THE CMG VOICE

Private Equity may be incompatible with improving quality in healthcare

Should ever increasing profits be the driver for healthcare? The question may be: what role does healthcare play in our society? How much of a right is healthcare, and how much of a right is there to profit from a societal need? As practices and hospital systems chase profit, studies are suggesting that private equity may be incompatible with improving quality in healthcare.

Everyone benefits from better healthcare outcomes. We as consumers of health care want to know that we can trust our medical providers, whether it is for a scheduled appointment or for an emergency. What sort of compromises should we be prepared to make in order to get quality healthcare?
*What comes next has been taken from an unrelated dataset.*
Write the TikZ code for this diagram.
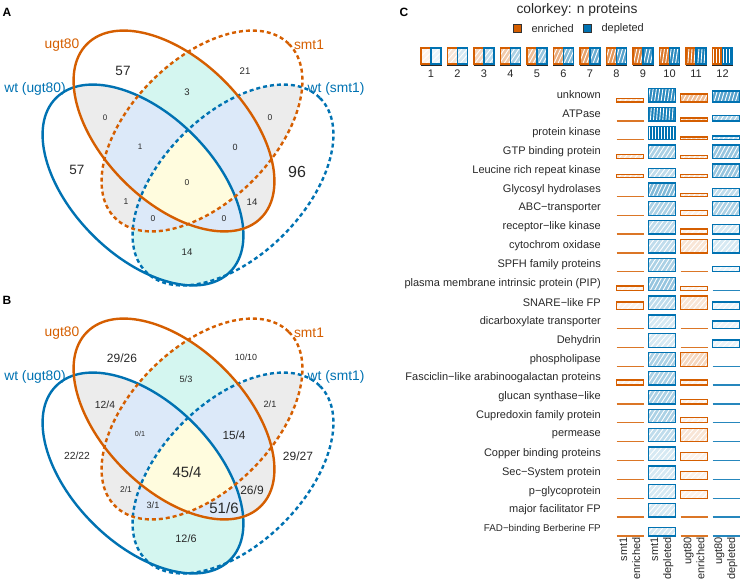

You may have read some of our prior pieces about consolidation in healthcare and the attendant drop in choice and increase in price that comes with less choice. You may have also read about the creep of private equity into medical practices. For years private equity was investing in practices with high profit and low risk, such as dermatology. More and more though we are seeing private equity buying up hospitals across the country.

And, unsurprisingly, investors are targeting profitable, successful hospitals that will provide a significant return on investment. Though in a private clinic setting avenues for profit are found in expensive procedures and trimming staff, the model is quite a bit different with hospitals. These complex entities provide multiple, creative streams of revenue for investors. Hospitals that formerly owned their multiple buildings are seen to sell their facilities and rent them back from the new owner. Hospital assets are stripped for investor profit.

What does this mean for quality of care? Well, Medicare data reflects that hospital complications increase after private equity acquisition.

So, when a hospital is sold to private equity, its assets are stripped and budgets are trimmed, complications arise. Who could have foreseen such an outcome?